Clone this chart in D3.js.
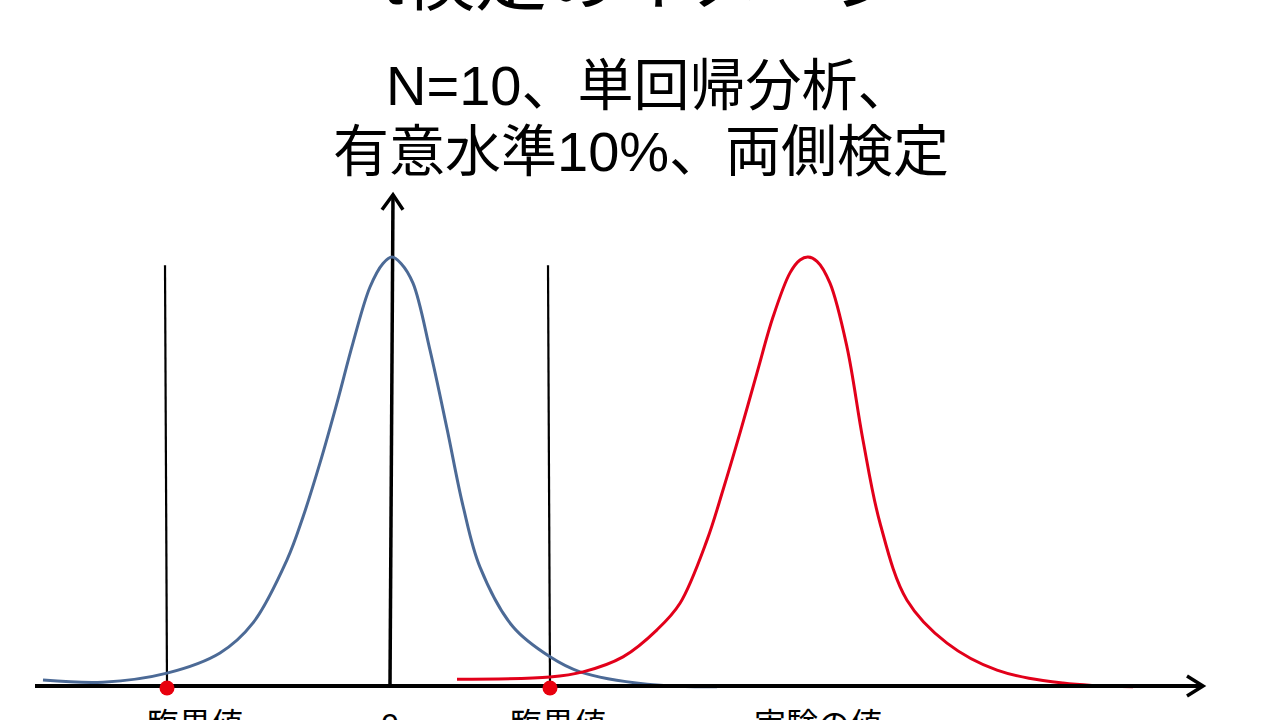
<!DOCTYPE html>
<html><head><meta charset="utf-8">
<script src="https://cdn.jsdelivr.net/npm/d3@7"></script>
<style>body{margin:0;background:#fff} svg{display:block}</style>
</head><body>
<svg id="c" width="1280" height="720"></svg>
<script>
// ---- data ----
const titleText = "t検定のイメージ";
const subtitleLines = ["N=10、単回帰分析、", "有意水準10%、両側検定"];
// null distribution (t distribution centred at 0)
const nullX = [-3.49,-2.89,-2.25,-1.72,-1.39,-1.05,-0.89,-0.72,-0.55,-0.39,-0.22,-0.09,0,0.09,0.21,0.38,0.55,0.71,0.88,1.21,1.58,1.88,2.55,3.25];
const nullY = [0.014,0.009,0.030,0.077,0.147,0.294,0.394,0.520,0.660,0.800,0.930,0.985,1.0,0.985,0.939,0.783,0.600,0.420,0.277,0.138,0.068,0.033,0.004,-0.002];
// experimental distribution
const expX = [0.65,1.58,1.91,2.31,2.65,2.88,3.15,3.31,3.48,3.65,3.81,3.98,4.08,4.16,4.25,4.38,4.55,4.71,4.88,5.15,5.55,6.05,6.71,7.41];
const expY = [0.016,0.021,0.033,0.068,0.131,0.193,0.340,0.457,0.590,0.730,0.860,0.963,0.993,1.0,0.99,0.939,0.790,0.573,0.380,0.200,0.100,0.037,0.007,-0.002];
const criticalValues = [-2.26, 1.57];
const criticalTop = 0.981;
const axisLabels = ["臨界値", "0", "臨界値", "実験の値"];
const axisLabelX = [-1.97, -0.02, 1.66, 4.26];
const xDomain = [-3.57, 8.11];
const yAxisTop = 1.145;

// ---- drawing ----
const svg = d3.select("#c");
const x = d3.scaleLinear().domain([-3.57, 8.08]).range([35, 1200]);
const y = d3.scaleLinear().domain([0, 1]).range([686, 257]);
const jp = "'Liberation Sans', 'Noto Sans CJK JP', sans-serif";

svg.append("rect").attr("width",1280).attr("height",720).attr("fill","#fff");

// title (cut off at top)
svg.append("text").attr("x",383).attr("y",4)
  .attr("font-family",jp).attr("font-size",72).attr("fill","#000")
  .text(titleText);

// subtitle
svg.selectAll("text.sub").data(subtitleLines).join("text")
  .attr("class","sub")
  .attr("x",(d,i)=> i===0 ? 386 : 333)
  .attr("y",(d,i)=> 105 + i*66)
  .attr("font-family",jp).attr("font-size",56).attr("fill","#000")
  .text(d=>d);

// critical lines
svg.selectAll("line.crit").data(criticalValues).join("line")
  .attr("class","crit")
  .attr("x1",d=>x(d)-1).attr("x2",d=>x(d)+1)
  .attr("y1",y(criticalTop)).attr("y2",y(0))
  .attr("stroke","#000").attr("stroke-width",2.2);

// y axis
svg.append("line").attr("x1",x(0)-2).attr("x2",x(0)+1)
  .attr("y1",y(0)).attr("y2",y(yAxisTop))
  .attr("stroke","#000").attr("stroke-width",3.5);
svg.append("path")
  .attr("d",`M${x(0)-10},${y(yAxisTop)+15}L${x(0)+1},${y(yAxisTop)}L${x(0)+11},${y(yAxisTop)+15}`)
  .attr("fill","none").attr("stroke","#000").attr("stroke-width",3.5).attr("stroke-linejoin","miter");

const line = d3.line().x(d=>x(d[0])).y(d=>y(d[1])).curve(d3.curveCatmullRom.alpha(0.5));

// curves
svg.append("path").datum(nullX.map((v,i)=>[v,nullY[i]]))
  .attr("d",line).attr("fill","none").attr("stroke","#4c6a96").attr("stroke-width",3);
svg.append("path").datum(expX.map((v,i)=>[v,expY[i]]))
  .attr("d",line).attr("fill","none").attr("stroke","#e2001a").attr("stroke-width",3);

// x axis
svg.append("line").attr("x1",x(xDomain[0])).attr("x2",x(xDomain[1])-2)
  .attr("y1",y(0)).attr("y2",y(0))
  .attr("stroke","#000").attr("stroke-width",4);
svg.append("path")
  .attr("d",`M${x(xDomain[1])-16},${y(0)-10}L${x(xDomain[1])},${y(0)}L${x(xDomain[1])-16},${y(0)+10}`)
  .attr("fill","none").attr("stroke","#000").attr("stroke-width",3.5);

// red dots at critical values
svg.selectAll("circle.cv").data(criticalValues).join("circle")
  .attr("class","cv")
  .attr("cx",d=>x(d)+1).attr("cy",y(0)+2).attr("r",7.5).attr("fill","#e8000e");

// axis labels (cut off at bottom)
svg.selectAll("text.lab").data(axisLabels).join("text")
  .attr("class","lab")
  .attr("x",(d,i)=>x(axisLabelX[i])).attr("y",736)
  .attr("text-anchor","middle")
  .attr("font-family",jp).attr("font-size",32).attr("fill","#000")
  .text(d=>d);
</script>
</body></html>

──────────

TASK BRIEF:
Repeat the data in full and exactly. Omit pictures.

OUTPUT OF THE EXERCISE:
Clone this chart in D3.js.
<!DOCTYPE html>
<html><head><meta charset="utf-8">
<script src="https://cdn.jsdelivr.net/npm/d3@7"></script>
<style>body{margin:0;background:#fff} svg{display:block}</style>
</head><body>
<svg id="c" width="1280" height="720"></svg>
<script>
// ---- data ----
const titleText = "t検定のイメージ";
const subtitleLines = ["N=10、単回帰分析、", "有意水準10%、両側検定"];
// null distribution (t distribution centred at 0)
const nullX = [-3.49,-2.89,-2.25,-1.72,-1.39,-1.05,-0.89,-0.72,-0.55,-0.39,-0.22,-0.09,0,0.09,0.21,0.38,0.55,0.71,0.88,1.21,1.58,1.88,2.55,3.25];
const nullY = [0.014,0.009,0.030,0.077,0.147,0.294,0.394,0.520,0.660,0.800,0.930,0.985,1.0,0.985,0.939,0.783,0.600,0.420,0.277,0.138,0.068,0.033,0.004,-0.002];
// experimental distribution
const expX = [0.65,1.58,1.91,2.31,2.65,2.88,3.15,3.31,3.48,3.65,3.81,3.98,4.08,4.16,4.25,4.38,4.55,4.71,4.88,5.15,5.55,6.05,6.71,7.41];
const expY = [0.016,0.021,0.033,0.068,0.131,0.193,0.340,0.457,0.590,0.730,0.860,0.963,0.993,1.0,0.99,0.939,0.790,0.573,0.380,0.200,0.100,0.037,0.007,-0.002];
const criticalValues = [-2.26, 1.57];
const criticalTop = 0.981;
const axisLabels = ["臨界値", "0", "臨界値", "実験の値"];
const axisLabelX = [-1.97, -0.02, 1.66, 4.26];
const xDomain = [-3.57, 8.11];
const yAxisTop = 1.145;

// ---- drawing ----
const svg = d3.select("#c");
const x = d3.scaleLinear().domain([-3.57, 8.08]).range([35, 1200]);
const y = d3.scaleLinear().domain([0, 1]).range([686, 257]);
const jp = "'Liberation Sans', 'Noto Sans CJK JP', sans-serif";

svg.append("rect").attr("width",1280).attr("height",720).attr("fill","#fff");

// title (cut off at top)
svg.append("text").attr("x",383).attr("y",4)
  .attr("font-family",jp).attr("font-size",72).attr("fill","#000")
  .text(titleText);

// subtitle
svg.selectAll("text.sub").data(subtitleLines).join("text")
  .attr("class","sub")
  .attr("x",(d,i)=> i===0 ? 386 : 333)
  .attr("y",(d,i)=> 105 + i*66)
  .attr("font-family",jp).attr("font-size",56).attr("fill","#000")
  .text(d=>d);

// critical lines
svg.selectAll("line.crit").data(criticalValues).join("line")
  .attr("class","crit")
  .attr("x1",d=>x(d)-1).attr("x2",d=>x(d)+1)
  .attr("y1",y(criticalTop)).attr("y2",y(0))
  .attr("stroke","#000").attr("stroke-width",2.2);

// y axis
svg.append("line").attr("x1",x(0)-2).attr("x2",x(0)+1)
  .attr("y1",y(0)).attr("y2",y(yAxisTop))
  .attr("stroke","#000").attr("stroke-width",3.5);
svg.append("path")
  .attr("d",`M${x(0)-10},${y(yAxisTop)+15}L${x(0)+1},${y(yAxisTop)}L${x(0)+11},${y(yAxisTop)+15}`)
  .attr("fill","none").attr("stroke","#000").attr("stroke-width",3.5).attr("stroke-linejoin","miter");

const line = d3.line().x(d=>x(d[0])).y(d=>y(d[1])).curve(d3.curveCatmullRom.alpha(0.5));

// curves
svg.append("path").datum(nullX.map((v,i)=>[v,nullY[i]]))
  .attr("d",line).attr("fill","none").attr("stroke","#4c6a96").attr("stroke-width",3);
svg.append("path").datum(expX.map((v,i)=>[v,expY[i]]))
  .attr("d",line).attr("fill","none").attr("stroke","#e2001a").attr("stroke-width",3);

// x axis
svg.append("line").attr("x1",x(xDomain[0])).attr("x2",x(xDomain[1])-2)
  .attr("y1",y(0)).attr("y2",y(0))
  .attr("stroke","#000").attr("stroke-width",4);
svg.append("path")
  .attr("d",`M${x(xDomain[1])-16},${y(0)-10}L${x(xDomain[1])},${y(0)}L${x(xDomain[1])-16},${y(0)+10}`)
  .attr("fill","none").attr("stroke","#000").attr("stroke-width",3.5);

// red dots at critical values
svg.selectAll("circle.cv").data(criticalValues).join("circle")
  .attr("class","cv")
  .attr("cx",d=>x(d)+1).attr("cy",y(0)+2).attr("r",7.5).attr("fill","#e8000e");

// axis labels (cut off at bottom)
svg.selectAll("text.lab").data(axisLabels).join("text")
  .attr("class","lab")
  .attr("x",(d,i)=>x(axisLabelX[i])).attr("y",736)
  .attr("text-anchor","middle")
  .attr("font-family",jp).attr("font-size",32).attr("fill","#000")
  .text(d=>d);
</script>
</body></html>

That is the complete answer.